Le Conseil constitutionnel a rendu le 14 octobre 2016 une décision relative à la conformité de l’article 706-153 du code de procédure pénale. Cette disposition autorise la saisie de biens incorporels durant l’enquête ou l’information judiciaire pour assurer l’exécution d’une éventuelle peine de confiscation. Des sociétés ont subi de telles mesures et ont soulevé des questions prioritaires de constitutionnalité concernant la légalité de cette procédure patrimoniale. La chambre criminelle de la Cour de cassation a transmis ces interrogations par des arrêts du 12 juillet 2016 au secrétariat du Conseil constitutionnel. Les requérantes soutenaient que l’absence de débat contradictoire et d’effet suspensif sur l’appel portait atteinte au droit de propriété et au recours effectif. Le problème juridique portait sur la proportionnalité de ces restrictions procédurales au regard des garanties fondamentales offertes aux propriétaires de biens saisis. Le Conseil a déclaré l’article conforme à la Constitution en relevant les garanties judiciaires entourant systématiquement la mise en œuvre de cette mesure. L’analyse portera d’abord sur l’aménagement proportionné de l’atteinte au droit de propriété avant d’examiner la conciliation entre efficacité pénale et droits de la défense.
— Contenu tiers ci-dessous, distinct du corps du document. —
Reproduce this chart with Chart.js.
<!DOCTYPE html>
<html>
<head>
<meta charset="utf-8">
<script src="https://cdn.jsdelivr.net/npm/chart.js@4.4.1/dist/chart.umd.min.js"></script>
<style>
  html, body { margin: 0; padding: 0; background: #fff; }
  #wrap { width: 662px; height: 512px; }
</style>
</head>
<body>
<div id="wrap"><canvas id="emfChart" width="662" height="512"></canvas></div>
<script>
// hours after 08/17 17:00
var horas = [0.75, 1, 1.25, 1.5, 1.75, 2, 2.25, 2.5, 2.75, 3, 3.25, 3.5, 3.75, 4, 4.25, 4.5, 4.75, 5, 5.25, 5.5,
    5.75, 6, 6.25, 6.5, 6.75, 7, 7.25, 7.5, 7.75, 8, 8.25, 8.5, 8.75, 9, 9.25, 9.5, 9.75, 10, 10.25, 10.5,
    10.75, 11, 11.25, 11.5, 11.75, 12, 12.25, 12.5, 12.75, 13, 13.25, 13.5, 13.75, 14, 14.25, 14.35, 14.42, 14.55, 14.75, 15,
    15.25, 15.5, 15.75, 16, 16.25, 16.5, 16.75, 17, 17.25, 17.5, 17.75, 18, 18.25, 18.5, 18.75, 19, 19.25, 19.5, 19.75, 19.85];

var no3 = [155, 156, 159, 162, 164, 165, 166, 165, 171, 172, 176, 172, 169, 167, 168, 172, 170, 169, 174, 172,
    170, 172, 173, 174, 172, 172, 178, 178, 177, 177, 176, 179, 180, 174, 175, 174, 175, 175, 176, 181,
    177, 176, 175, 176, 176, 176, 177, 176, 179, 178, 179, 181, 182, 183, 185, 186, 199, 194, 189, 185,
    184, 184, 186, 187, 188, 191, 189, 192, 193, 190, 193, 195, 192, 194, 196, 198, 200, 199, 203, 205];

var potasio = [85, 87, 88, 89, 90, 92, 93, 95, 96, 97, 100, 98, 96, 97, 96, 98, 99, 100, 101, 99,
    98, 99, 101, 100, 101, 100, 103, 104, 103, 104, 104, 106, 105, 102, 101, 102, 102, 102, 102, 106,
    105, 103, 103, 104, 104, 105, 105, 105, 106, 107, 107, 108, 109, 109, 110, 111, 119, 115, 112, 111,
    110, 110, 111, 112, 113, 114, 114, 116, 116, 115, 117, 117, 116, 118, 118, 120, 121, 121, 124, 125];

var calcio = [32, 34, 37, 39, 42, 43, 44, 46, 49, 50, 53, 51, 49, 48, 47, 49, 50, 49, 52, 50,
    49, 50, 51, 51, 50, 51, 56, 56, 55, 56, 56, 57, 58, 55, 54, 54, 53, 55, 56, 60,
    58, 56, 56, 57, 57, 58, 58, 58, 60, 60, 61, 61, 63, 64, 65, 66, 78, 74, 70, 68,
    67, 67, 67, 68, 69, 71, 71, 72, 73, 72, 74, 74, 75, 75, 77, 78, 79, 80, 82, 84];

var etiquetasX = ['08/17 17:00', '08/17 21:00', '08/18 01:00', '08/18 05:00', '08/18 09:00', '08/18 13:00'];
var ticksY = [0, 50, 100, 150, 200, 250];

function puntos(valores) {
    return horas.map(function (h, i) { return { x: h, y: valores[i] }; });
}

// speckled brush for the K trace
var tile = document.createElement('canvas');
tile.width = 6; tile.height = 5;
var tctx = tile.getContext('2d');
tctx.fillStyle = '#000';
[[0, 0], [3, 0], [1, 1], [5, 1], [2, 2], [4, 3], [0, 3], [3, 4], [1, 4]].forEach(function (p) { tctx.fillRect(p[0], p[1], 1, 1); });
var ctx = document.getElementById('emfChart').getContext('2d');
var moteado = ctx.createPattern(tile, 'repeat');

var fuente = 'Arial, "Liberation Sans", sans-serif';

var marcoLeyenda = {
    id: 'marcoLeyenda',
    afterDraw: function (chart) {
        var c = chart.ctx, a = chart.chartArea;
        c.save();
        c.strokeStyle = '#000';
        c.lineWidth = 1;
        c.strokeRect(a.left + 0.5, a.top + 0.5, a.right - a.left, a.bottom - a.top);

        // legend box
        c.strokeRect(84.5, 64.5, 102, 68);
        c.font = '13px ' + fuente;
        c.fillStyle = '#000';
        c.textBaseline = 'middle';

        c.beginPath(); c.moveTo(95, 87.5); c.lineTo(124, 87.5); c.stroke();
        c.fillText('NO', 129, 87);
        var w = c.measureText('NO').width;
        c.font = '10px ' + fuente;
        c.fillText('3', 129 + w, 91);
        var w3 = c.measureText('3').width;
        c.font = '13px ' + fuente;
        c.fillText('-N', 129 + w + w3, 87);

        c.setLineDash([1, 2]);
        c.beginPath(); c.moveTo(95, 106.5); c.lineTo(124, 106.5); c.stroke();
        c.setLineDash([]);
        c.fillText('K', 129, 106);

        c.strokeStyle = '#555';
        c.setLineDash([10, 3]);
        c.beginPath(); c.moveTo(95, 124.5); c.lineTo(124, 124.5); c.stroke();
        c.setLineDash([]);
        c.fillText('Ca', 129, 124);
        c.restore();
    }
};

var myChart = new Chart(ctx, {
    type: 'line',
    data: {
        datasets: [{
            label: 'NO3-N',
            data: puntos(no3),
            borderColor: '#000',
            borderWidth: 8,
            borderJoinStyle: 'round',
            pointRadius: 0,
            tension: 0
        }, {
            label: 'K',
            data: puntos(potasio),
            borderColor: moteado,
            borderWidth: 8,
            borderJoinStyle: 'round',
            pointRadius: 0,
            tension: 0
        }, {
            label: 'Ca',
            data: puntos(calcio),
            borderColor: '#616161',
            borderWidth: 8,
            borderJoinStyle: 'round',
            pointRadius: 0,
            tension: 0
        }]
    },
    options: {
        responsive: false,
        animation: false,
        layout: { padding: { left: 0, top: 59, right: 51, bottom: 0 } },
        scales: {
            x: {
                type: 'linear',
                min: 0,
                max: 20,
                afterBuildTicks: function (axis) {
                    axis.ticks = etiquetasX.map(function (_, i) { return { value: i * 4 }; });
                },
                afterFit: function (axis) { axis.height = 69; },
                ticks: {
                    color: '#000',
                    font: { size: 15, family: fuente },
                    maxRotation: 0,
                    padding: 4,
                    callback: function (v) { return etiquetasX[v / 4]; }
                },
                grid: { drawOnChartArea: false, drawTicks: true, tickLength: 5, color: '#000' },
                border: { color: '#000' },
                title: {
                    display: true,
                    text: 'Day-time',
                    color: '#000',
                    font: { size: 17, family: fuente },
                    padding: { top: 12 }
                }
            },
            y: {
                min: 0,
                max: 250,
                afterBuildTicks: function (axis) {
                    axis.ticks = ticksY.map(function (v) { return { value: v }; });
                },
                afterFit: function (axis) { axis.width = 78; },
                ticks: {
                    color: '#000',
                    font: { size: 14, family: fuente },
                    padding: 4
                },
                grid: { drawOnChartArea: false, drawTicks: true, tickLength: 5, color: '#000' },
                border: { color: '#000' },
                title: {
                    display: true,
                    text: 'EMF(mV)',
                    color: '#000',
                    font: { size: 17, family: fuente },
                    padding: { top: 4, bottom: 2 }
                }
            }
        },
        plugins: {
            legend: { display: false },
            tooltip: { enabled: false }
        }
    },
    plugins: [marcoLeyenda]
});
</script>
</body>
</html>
I. L’aménagement proportionné de l’atteinte au droit de propriété
A. Une restriction patrimoniale fondée sur l’intérêt général
Le Conseil rappelle que la propriété est un droit inviolable dont les restrictions doivent être « justifiées par un motif d’intérêt général ». La saisie de biens incorporels rend ces actifs indisponibles mais elle poursuit l’objectif légitime de garantir l’efficacité des peines de confiscation ultérieures. Cette mesure ne constitue pas une privation de propriété car elle ne transfère pas définitivement la possession du bien à l’État sans condamnation. Le législateur a instauré une sauvegarde nécessaire pour prévenir la dissipation des avoirs criminels durant le temps des investigations judiciaires ou policières.
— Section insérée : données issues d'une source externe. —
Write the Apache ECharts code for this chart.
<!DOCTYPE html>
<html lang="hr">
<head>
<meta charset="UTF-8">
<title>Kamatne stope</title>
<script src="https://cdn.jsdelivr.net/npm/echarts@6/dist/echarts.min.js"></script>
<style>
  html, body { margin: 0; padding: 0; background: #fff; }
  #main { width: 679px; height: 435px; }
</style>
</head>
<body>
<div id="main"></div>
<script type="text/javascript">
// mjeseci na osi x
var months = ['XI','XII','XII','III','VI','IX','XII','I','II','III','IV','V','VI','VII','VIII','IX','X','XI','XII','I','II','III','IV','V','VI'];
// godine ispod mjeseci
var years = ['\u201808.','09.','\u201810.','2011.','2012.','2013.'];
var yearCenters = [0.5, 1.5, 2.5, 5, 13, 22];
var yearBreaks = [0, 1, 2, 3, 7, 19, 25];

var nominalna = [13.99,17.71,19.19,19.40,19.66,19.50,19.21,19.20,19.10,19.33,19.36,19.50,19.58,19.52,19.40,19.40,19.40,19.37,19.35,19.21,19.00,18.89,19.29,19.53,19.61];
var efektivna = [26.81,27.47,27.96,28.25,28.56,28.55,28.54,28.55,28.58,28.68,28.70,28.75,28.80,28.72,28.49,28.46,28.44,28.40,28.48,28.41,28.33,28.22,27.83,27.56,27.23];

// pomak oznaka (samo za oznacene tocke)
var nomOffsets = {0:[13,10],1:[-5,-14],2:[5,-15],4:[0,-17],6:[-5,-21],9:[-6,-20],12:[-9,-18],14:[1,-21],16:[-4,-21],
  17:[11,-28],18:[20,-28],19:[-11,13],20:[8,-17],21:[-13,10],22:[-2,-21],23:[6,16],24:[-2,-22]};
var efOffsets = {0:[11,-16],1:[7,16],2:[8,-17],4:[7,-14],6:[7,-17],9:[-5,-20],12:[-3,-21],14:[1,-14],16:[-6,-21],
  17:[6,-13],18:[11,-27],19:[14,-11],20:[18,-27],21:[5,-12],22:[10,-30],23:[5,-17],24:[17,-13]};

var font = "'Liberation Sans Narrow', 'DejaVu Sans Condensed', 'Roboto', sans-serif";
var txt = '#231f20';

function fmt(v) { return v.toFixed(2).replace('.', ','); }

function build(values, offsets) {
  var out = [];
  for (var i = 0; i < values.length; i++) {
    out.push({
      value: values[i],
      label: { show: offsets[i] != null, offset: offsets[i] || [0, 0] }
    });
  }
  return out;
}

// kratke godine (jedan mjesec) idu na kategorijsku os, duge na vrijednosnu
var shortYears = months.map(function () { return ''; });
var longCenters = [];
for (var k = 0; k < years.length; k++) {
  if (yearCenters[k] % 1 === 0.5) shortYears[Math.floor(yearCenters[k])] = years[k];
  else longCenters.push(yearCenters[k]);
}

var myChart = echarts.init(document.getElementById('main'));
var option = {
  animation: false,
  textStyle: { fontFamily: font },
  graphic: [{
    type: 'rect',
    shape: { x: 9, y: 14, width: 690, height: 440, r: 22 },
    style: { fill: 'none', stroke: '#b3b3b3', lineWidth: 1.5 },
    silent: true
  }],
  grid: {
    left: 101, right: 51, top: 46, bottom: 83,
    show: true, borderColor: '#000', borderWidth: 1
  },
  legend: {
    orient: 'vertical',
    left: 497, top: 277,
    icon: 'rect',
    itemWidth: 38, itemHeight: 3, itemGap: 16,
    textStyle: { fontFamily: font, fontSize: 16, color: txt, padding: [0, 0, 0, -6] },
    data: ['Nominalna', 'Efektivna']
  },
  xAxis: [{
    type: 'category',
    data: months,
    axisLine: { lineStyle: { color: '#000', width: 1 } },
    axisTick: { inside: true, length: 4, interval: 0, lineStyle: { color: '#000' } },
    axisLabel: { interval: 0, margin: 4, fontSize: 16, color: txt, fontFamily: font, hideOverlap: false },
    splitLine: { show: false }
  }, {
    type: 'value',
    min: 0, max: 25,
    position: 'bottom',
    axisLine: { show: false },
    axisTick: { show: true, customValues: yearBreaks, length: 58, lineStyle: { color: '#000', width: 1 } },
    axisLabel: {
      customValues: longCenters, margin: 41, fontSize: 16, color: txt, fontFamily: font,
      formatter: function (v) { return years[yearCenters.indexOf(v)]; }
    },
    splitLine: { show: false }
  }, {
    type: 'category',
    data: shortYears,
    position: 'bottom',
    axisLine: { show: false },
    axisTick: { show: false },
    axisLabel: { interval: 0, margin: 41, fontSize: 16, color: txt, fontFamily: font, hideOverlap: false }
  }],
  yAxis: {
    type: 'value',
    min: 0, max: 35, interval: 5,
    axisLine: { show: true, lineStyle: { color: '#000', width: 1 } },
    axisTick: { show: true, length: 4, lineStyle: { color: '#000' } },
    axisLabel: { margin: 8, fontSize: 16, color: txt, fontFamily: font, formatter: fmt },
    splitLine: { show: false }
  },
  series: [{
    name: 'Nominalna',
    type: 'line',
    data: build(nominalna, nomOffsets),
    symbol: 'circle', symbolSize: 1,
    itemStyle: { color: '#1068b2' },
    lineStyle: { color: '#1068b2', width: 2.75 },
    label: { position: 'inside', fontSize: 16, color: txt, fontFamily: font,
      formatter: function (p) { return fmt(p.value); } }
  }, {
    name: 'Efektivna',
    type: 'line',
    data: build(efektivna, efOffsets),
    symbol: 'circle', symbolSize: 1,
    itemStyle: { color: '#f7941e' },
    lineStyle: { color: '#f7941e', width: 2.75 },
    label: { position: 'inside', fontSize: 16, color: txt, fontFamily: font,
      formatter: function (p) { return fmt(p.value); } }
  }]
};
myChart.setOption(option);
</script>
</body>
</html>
B. La garantie organique par l’intervention d’un magistrat du siège
La protection du droit de propriété repose sur l’intervention systématique d’un magistrat indépendant pour ordonner ou autoriser la saisie des biens. Le juge des libertés et de la détention ou le juge d’instruction doit rendre une ordonnance motivée pour valider cet acte de procédure. Cette exigence assure que l’atteinte au patrimoine reste « proportionnée à l’objectif poursuivi » sous le contrôle permanent d’une autorité judiciaire impartiale. L’équilibre ainsi trouvé permet de concilier la protection des libertés individuelles avec les impératifs de la lutte contre la grande délinquance financière.
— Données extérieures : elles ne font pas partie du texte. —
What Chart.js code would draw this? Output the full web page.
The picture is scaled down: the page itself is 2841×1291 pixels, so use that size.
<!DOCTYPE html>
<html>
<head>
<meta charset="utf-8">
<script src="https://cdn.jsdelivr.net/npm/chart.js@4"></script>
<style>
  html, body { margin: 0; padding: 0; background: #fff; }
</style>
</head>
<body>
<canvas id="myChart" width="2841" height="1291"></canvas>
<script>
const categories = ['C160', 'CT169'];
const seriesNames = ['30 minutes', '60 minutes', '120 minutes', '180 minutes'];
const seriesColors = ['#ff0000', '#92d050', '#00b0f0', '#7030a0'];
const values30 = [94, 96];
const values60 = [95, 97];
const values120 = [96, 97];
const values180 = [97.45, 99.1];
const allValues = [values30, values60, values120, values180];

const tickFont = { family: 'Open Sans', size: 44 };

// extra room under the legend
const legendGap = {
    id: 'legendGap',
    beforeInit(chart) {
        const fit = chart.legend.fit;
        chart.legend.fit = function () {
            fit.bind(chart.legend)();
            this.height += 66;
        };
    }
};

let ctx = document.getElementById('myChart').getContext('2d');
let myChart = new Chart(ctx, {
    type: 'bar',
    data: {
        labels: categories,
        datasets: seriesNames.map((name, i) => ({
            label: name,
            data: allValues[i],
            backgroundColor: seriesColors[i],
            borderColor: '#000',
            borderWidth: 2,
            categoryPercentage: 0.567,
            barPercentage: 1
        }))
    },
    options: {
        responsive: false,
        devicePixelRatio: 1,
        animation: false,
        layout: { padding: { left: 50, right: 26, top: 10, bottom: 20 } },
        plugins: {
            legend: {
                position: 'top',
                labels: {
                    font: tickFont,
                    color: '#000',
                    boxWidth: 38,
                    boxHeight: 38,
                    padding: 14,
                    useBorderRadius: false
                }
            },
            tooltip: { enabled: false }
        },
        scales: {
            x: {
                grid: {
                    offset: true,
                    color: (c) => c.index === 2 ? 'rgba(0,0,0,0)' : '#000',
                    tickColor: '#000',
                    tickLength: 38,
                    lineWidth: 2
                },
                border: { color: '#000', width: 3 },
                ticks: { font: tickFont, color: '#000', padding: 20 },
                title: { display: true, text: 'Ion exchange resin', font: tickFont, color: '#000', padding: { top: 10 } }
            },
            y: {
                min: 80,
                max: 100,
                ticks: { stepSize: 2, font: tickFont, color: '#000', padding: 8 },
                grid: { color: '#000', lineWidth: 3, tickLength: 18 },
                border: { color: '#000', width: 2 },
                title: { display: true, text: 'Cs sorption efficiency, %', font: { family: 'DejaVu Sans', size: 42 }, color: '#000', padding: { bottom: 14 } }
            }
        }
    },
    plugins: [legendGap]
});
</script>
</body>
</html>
II. La conciliation entre efficacité pénale et droits de la défense
A. La validité de l’absence de caractère contradictoire et suspensif
Les requérantes critiquaient l’absence de débat contradictoire préalable devant le juge ayant ordonné la saisie de leurs actifs ou droits incorporels. Le Conseil estime pourtant que le législateur a entendu « éviter que le propriétaire… puisse mettre à profit les délais… pour faire échec à la saisie ». L’effet de surprise est indispensable pour garantir l’indisponibilité réelle des fonds avant toute tentative de dissimulation frauduleuse des avoirs sous main de justice. L’absence d’effet suspensif attaché à l’appel répond à cette même nécessité d’efficacité opérationnelle durant les phases préliminaires de la procédure répressive.
B. L’existence de voies de recours effectives a posteriori
Le droit au recours est assuré par la possibilité de contester l’ordonnance devant la chambre de l’instruction dans un délai de dix jours. Les propriétaires et les tiers ayant des droits peuvent « être entendus par la chambre de l’instruction » avant qu’elle ne statue sur la contestation. Bien que la loi soit silencieuse, le Conseil précise que « le juge devant toujours statuer dans un délai raisonnable » sur cet appel. Ce contrôle différé permet de vérifier la légalité de la mesure tout en offrant des garanties sérieuses aux personnes intéressées par la cause.